▶ **What to work on**
The lines beneath this instruction, from the first through the one containing "import matplotlib.pyplot as plt", must be transcribed exactly; no other line belongs in the output.

** BEGIN Material for this task **

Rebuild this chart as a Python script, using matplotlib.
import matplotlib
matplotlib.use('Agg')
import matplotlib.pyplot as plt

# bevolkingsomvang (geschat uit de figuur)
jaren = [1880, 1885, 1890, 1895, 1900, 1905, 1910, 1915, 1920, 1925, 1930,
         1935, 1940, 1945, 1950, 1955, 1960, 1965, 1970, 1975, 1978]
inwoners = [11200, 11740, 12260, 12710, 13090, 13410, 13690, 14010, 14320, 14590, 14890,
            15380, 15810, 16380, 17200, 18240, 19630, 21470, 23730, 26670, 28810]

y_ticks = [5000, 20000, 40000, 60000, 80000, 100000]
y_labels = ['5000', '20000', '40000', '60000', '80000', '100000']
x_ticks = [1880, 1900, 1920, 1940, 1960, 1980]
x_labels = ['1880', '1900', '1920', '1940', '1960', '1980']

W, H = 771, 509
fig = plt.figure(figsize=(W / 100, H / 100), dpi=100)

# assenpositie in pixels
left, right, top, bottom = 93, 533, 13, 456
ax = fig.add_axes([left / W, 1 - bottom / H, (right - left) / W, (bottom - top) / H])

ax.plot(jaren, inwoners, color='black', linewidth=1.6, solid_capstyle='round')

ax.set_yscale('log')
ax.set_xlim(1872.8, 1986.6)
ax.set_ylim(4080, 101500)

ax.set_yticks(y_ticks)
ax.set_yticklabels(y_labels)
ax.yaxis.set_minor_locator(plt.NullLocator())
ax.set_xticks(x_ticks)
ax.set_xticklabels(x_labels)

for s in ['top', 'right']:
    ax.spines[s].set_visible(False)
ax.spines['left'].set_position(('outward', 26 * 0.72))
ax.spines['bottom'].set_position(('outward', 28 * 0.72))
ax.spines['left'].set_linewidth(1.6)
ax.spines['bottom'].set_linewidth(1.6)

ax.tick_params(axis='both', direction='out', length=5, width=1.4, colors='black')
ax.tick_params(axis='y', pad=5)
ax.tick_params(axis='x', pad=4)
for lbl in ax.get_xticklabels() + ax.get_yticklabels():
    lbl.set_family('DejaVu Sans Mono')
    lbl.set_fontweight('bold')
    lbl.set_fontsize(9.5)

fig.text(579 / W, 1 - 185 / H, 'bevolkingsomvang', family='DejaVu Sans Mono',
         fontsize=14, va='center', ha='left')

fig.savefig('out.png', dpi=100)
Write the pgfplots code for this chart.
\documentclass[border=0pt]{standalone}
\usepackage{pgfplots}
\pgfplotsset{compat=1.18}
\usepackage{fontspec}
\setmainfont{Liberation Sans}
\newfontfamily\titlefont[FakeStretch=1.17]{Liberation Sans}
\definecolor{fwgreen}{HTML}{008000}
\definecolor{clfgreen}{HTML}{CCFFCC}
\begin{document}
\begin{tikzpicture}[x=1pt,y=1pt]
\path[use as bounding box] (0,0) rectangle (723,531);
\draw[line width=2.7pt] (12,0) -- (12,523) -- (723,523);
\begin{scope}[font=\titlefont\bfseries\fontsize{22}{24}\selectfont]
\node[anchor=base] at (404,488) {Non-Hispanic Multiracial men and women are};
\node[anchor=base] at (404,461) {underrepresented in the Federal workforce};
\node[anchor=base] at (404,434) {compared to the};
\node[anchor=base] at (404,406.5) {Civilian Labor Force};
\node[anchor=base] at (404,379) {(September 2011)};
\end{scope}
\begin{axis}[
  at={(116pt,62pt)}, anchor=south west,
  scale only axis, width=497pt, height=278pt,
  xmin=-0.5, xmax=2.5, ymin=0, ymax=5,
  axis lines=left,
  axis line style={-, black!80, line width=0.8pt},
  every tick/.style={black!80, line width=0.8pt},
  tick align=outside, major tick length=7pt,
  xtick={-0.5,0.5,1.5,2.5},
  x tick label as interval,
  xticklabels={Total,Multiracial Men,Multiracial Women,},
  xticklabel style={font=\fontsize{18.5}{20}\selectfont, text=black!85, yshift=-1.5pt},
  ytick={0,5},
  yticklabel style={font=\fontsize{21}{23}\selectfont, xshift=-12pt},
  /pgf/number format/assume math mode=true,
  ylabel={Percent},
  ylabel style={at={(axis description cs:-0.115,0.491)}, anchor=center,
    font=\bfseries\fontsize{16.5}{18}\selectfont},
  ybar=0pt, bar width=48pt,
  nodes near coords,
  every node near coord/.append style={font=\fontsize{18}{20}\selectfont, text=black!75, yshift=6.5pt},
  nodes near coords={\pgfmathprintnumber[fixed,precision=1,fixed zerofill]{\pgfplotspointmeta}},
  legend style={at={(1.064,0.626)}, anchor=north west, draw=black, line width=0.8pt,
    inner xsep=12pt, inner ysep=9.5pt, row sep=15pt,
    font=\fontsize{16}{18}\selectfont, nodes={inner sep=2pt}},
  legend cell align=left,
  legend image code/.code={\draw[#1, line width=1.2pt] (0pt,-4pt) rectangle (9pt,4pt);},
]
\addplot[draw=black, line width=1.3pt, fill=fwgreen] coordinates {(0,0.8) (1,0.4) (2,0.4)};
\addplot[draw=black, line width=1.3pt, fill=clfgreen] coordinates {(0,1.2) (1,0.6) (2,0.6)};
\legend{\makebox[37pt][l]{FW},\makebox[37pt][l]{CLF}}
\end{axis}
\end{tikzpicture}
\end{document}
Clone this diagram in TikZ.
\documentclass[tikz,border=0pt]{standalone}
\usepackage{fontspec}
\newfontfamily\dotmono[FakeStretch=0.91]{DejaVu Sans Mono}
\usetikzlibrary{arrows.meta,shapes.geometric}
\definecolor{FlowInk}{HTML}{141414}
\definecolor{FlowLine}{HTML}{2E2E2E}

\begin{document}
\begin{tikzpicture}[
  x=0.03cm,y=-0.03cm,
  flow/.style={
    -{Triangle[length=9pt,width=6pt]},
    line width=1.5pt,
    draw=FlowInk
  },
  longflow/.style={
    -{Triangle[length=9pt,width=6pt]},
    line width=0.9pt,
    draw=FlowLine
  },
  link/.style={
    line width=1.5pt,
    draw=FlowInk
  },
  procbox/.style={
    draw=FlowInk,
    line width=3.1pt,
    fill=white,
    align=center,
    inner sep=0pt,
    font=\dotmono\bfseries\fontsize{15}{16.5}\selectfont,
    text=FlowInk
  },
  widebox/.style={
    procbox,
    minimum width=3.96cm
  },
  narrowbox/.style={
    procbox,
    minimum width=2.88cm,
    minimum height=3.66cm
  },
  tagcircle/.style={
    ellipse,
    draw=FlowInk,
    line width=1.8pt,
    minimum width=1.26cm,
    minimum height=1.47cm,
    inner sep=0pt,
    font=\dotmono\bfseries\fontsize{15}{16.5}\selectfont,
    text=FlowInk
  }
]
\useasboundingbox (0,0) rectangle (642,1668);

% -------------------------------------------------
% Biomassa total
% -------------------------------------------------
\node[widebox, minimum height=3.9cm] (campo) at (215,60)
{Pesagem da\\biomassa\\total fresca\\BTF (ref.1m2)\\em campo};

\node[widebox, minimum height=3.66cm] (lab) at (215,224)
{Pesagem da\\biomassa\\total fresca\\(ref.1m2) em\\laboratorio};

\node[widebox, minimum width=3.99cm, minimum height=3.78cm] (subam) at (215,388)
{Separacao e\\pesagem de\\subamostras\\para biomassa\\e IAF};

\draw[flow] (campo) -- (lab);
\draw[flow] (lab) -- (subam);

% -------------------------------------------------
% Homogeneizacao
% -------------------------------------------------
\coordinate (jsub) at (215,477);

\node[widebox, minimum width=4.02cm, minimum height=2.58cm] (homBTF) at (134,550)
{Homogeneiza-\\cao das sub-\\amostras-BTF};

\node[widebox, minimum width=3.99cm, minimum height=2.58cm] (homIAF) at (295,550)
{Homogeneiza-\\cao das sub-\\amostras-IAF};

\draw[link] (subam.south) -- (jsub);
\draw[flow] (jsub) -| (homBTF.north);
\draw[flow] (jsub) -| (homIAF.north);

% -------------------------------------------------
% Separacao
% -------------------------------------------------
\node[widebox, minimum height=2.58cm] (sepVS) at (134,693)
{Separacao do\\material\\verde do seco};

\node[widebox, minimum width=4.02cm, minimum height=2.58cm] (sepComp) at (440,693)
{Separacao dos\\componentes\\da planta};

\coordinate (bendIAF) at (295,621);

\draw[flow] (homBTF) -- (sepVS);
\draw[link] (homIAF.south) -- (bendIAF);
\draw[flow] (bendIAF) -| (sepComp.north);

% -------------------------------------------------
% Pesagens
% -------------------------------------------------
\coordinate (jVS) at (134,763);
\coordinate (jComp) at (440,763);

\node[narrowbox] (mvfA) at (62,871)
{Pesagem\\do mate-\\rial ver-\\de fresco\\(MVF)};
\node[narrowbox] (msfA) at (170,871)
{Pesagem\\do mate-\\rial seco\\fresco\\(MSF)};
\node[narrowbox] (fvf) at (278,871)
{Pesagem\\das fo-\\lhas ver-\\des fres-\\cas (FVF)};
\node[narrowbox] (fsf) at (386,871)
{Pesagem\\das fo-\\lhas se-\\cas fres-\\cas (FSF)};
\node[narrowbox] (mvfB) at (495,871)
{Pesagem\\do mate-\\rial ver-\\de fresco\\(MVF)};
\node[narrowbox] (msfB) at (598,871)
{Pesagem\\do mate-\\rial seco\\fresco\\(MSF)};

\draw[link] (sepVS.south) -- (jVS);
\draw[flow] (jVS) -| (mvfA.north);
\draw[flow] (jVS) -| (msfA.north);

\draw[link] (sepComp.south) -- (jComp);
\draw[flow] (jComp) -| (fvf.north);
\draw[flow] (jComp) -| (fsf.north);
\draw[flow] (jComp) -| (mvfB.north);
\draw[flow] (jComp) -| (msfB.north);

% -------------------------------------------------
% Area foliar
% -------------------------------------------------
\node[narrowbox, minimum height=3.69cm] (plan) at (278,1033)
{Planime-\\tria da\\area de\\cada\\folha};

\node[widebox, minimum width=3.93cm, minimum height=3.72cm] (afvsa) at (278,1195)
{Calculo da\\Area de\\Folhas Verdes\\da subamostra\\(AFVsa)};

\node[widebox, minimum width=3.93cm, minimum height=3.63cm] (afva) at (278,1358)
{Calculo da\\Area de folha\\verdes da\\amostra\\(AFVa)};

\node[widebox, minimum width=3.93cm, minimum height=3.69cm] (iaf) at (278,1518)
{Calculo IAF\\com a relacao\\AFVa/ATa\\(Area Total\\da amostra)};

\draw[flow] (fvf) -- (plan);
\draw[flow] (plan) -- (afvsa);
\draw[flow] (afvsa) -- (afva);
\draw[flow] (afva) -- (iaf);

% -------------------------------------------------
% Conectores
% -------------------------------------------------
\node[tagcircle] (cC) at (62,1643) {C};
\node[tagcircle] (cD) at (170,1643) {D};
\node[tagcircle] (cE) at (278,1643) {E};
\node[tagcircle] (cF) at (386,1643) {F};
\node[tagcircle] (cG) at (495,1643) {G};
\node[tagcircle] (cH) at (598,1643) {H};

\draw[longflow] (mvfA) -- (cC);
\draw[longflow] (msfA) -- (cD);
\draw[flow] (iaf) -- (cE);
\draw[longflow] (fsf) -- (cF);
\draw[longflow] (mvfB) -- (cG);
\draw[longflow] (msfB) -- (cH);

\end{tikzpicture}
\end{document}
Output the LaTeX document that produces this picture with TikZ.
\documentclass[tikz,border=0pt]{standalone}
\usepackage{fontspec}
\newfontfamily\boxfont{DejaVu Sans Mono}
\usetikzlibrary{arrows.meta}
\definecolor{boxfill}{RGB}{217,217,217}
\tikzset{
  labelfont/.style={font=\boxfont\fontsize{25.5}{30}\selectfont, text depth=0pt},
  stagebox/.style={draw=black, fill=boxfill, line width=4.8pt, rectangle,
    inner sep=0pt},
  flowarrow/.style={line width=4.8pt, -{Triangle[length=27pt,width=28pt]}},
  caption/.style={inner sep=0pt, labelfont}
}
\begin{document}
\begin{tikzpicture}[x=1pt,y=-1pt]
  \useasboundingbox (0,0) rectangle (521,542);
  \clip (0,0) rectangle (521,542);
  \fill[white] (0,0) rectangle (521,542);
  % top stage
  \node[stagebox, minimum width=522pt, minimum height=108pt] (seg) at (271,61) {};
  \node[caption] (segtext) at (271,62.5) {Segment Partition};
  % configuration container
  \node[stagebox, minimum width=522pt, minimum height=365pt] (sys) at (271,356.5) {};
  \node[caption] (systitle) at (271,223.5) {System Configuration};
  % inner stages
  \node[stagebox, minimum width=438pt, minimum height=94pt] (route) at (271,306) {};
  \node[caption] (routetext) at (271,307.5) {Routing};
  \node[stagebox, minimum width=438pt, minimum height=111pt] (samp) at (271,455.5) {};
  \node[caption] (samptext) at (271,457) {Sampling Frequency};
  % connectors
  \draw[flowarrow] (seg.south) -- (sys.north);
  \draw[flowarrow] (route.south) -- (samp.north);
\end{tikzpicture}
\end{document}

** END Material for this task **

▶ **Problem solution**
Rebuild this chart as a Python script, using matplotlib.
import matplotlib
matplotlib.use('Agg')
import matplotlib.pyplot as plt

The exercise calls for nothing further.